While the federal government has promised to “stabilize” the immigration target, it has announced no plans to scale back what is still a very aggressive immigration target. Going forward, it is unlikely that the shortage of residential dwellings is going to be resolved in the short-term given that housing starts in the country contracted by -3.4% in 2022 and by even more, -8.2%, in 2023.
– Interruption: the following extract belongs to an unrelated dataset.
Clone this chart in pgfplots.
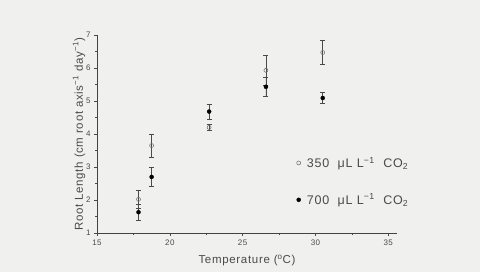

At the same time, the volume of residential building permits has dropped by -26% over the past two years in large part due to a -37% decline in the volume of applications to build single-family dwelling units, plus a -17% drop in multiples.

 

Ratio of permanent residents to housing starts is highest in Saskatchewan

Across the country, the ratio of new permanent residents to housing starts provides a clear measure of the relationship between the supply of ownership and rental accommodation vis-a-vis the demand for it boosted by the record population inflows.

Provincially, Saskatchewan is at the top of the list. In that province, the volume of permanent residents increased by 21,675 (+30.2%) in 2022 followed by a gain of 25,155 (+14.9%) in 2023.

Fueled by this surge in demand, residential construction posted a gain of +1% in 2022 and by +10% in 2023. However, these increases were outweighed by the inflow of permanent residents causing the ratio of ‘new residents’-to-‘housing starts’ to jump from 2.6 in 2021 to 5.1 in 2022 and a record 5.4 in 2023. At the same time, the apartment vacancy rate in the province dropped from 6.1% in 2021 to 4.1% in 2022 and to a ten-year low of 2.4% in 2023.

After Saskatchewan, Newfoundland and Labrador ranks number two in terms of the ratio of new permanent residents to housing starts. After jumping by +70% in 2022, the volume of individuals taking up residence on the Rock rose by +57% in 2023. The effect of the surge in permanent residents was exacerbated by a -30% drop in housing starts.

 

Shortage of accommodation less acute in Quebec, B.C., Alberta, and N.S.

While no province can claim to have an excess of vacant ownership or rental accommodation, to state it mildly, the ratios of new permanent residents to housing starts in Quebec (1.4), British Columbia (1.4), Alberta (1.6), and Nova Scotia (1.6) are all under the national average of 1.8. This suggests the shortage of both ownership and rental accommodation in those provinces is not as acute as it is in the other six provinces.

The back-to-back pickup in home sales in December and January, the decline in fixed mortgage rates since October, and the levelling out of the Bank of Canada’s policy rate all suggest the outlook for housing has recently brightened. However, there continue to be too many factors threatening to slow the extent to which the gap between the supply of and demand for new residences narrows.